Let $f, g : \ \mathbb{Z} \rightarrow \mathbb{C}$ and $\sum_{n \in \mathbb{Z}} \vert f(n)\vert ^2 \leq M, \sum_{n \in \mathbb{Z}} \vert g(n)\vert ^2 \leq M$, for some $M$. Then, we have that:
$$\left\vert \Lambda_3(f) - \Lambda_3(g) \right\vert < 3M \Vert \widehat{f - g}\Vert_{\infty}$$Proof.
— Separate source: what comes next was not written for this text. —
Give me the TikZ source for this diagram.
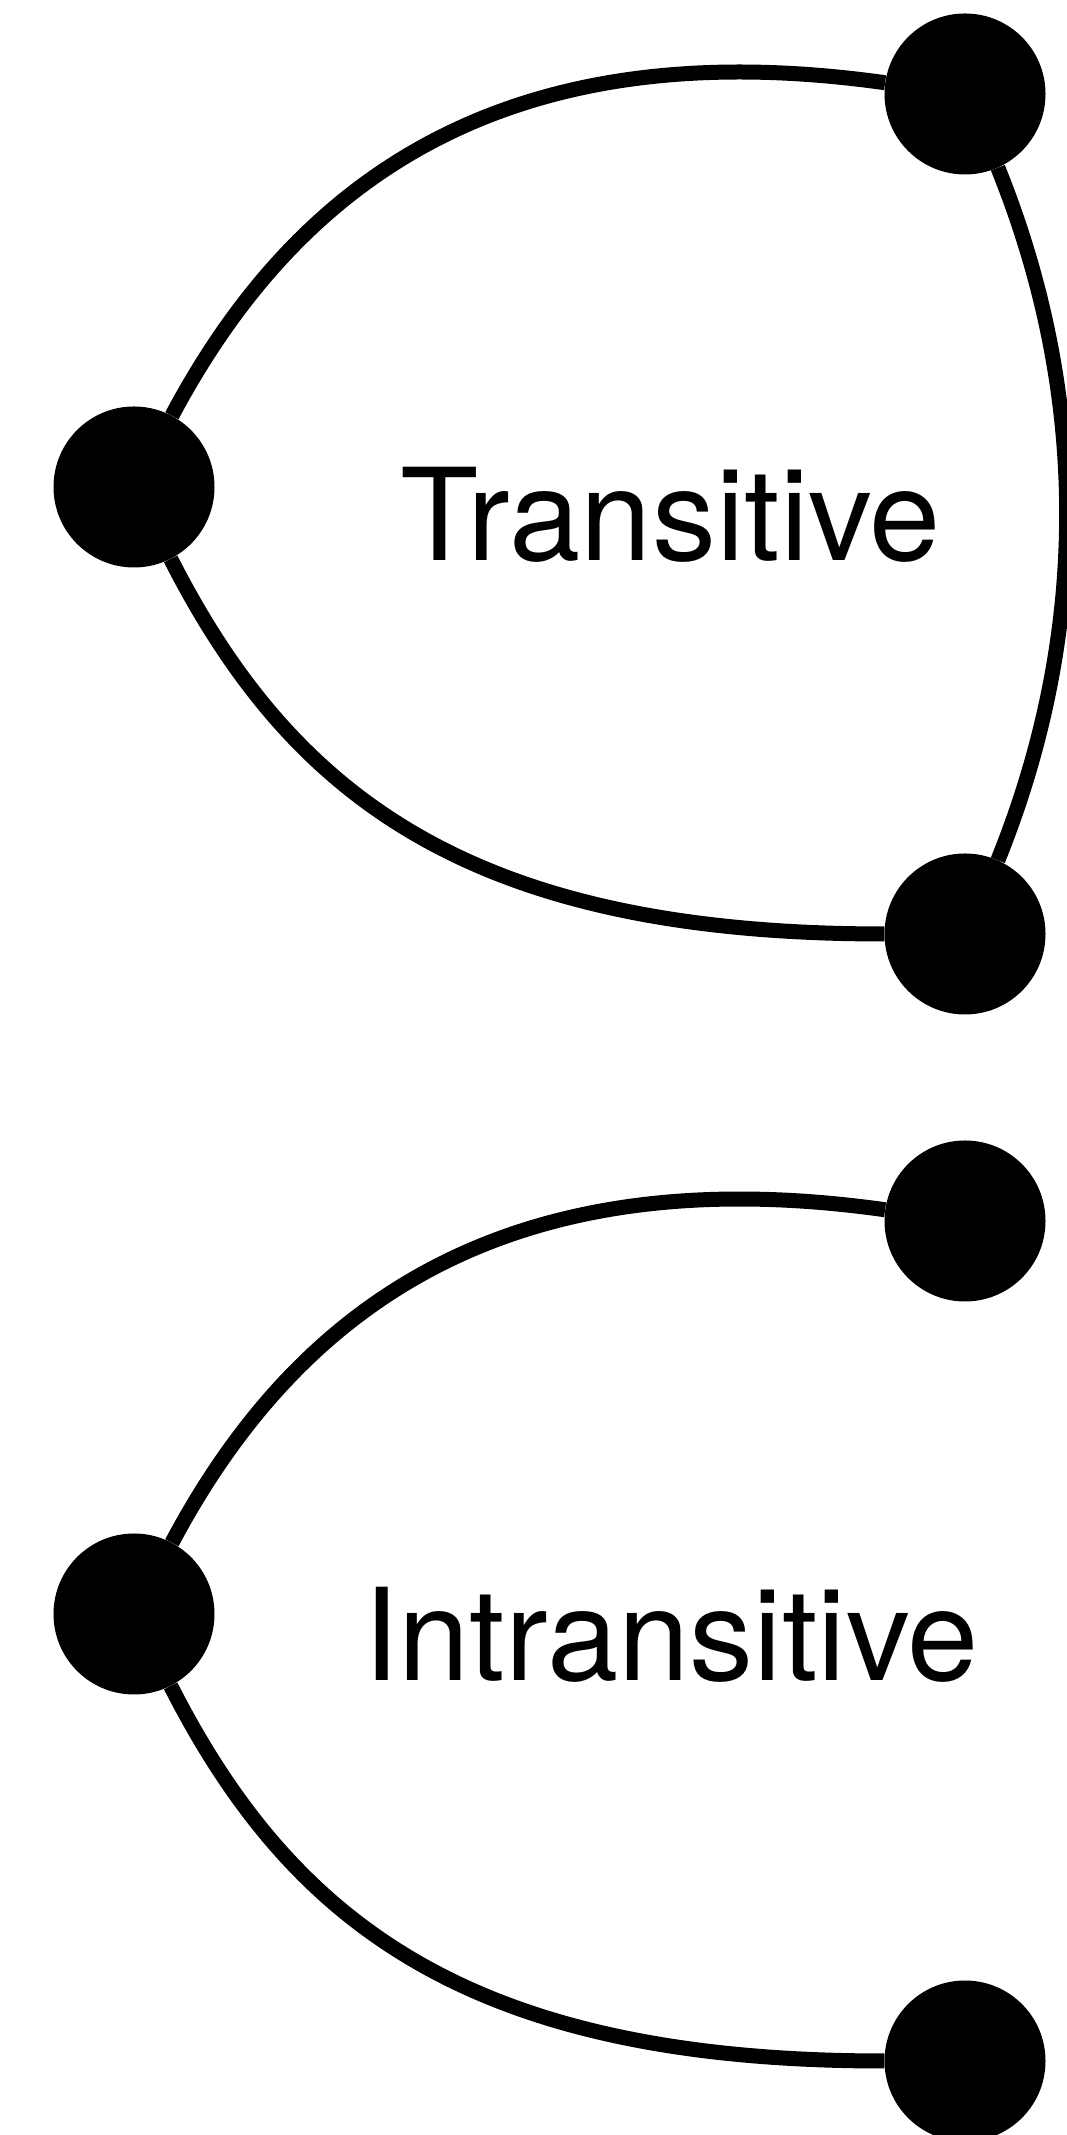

Notice that
\[\Lambda(f - g, f, f) + \Lambda(g, f - g, f) - \Lambda(g, g, f - g) = \Lambda_3(f) - \Lambda_3(g)\]Using Lemma 1, we have that
\[\lvert \Lambda(f - g, f, f) \rvert \leq \int_0^1 \mid \widehat{f - g}(\theta) \widehat{f}(-2\theta) \widehat{f}(\theta) \mid d\theta \leq \Vert \widehat{f - g}\Vert_{\infty} \int_0^1 \lvert \widehat{f}(-2\theta) \rvert \lvert \widehat{f}(\theta) \rvert d\theta\]By Cauchy-Schwarz,
\[\leq \Vert \widehat{f - g}\Vert_{\infty} \left(\int_0^1 \widehat{f}(-2\theta)^2 \right)^{1/2} \left(\int_0^1 \widehat{f}(\theta)^2 \right)^{1/2} d\theta\]Using Parseval’s Identity,
\[= \Vert \widehat{f - g}\Vert_{\infty} \left(\sum_{x \in \mathbb{Z}} f(2x)^2 \right)^{1/2}\left(\sum_{x \in \mathbb{Z}} f(x)^2 \right)^{1/2}\] \[\leq M \Vert \widehat{f - g}\Vert_{\infty}\]Repeat for the rest, and we have that
\[\vert \Lambda_3(f) - \Lambda_3(g)\vert \leq \vert \Lambda(f - g, f, f)\vert + \vert \Lambda(g, f - g, f)\vert + \vert \Lambda(g, g, f - g)\vert \leq 3M \Vert \widehat{f - g}\Vert_{\infty} \square\]Now, we continue with finding our large Fourier coefficient.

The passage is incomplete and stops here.